New Zealand’s two biggest news media companies have accused the competition watchdog of stepping beyond its jurisdiction in considering their proposed merger. Publishers say that a focus of the NZ Competition Commission on media plurality as part of its deliberation has nothing to do with competition and is beyond its remit. The accusation is made...
Publishers say that a focus of the NZ Competition Commission on media plurality as part of its deliberation has nothing to do with competition and is beyond its remit.
The accusation is made in a joint response by Fairfax NZ and NZME to a draft determination that signaled the merger would be denied.
Potential loss of media plurality “weighed heavily” on its decision, the commission said.
Publishers’ responded in their submission: “The Commission’s view that media regulation in New Zealand is insufficient to protect media plurality post-merger is a social policy judgment that the Commission is not permitted to make, let alone treat it as outweighing economic efficiency gains.

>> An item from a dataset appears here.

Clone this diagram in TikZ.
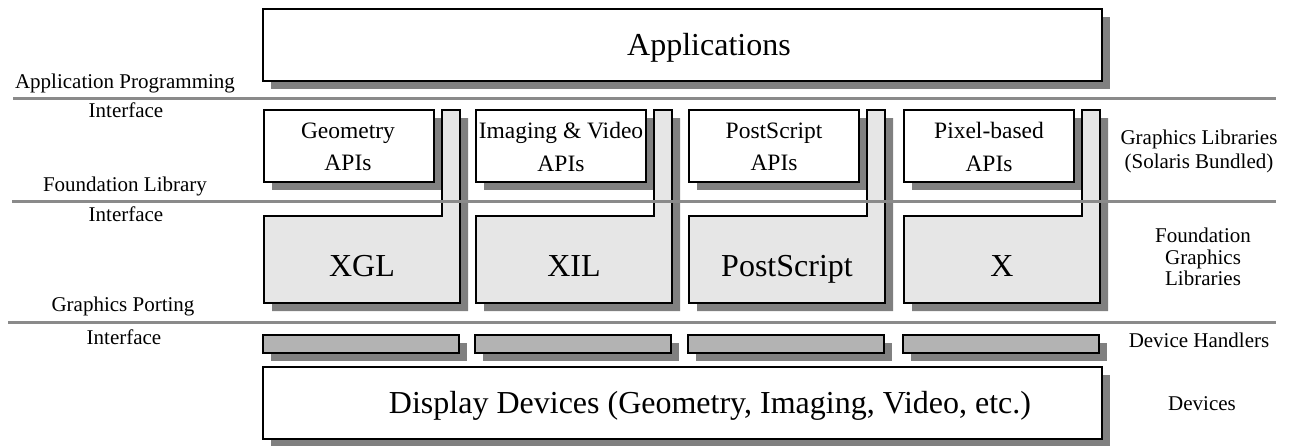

“Even if the Commission had jurisdiction to consider and seek social policy outcomes, Fairfax and NZME do not agree the merger will give rise to a material reduction in plurality of voices.”
The Commission will hold a two-day public conference on the issue next week.
It is likely to focus on whether the move would reduce commercial competition, enable price increases and reduce the quality and quantity of news content with potential flow-on effects for TV and radio.
Stakeholders and the general public can attend the Wellington conference if they registered before December 2. However, they will not be able to ask questions or voice opinion unless called upon.
Almost 100 public submissions have been made and a final decision is due on or before March 15.
A series documents and videos featuring executives has been included in the publishers’ response.
The publishers argue as “meaningless from an economic perspective” the Commission’s concern about the merger creating an entity controlling nearly 90 per cent of the print market.
They say daily newspapers do not compete with each other and only 13 per cent of New Zealanders get their news from print.
This data comes from a Fairfax NZ customer survey.
Publishers also spin the plurality argue back on the Commission. They say plurality would be lost if either were forced to significantly reduce investment in journalism.
“This would result in a loss of plurality, particularly as these cut backs would impact ‘niche’ areas, including regional and community reporting,” the submission stated.
Sinead Boucher, group executive editor of Fairfax NZ, said the merger would support the continuation of local journalism by creating synergies through the consolidation of back office functions.
The publishers also argue the nature of media competition has been misunderstood as they compete against digital businesses, TV and radio.
Fairfax is the nation’s largest print media network, featuring nine daily and three weekly newspapers, 61 community publications, 10 magazine titles and six websites, including stuff.co.nz. It also has a minority shareholding in social media site Neighbourly.
NZME owns eight daily and two weekly newspapers, 24 community publications, six magazine titles, 10 radio stations and 38 websites, including nzherald.co.nz. As well as websites related to its print and radio offerings, NZME owns a number of individual websites such as Grabone, Shop Green and Adhub.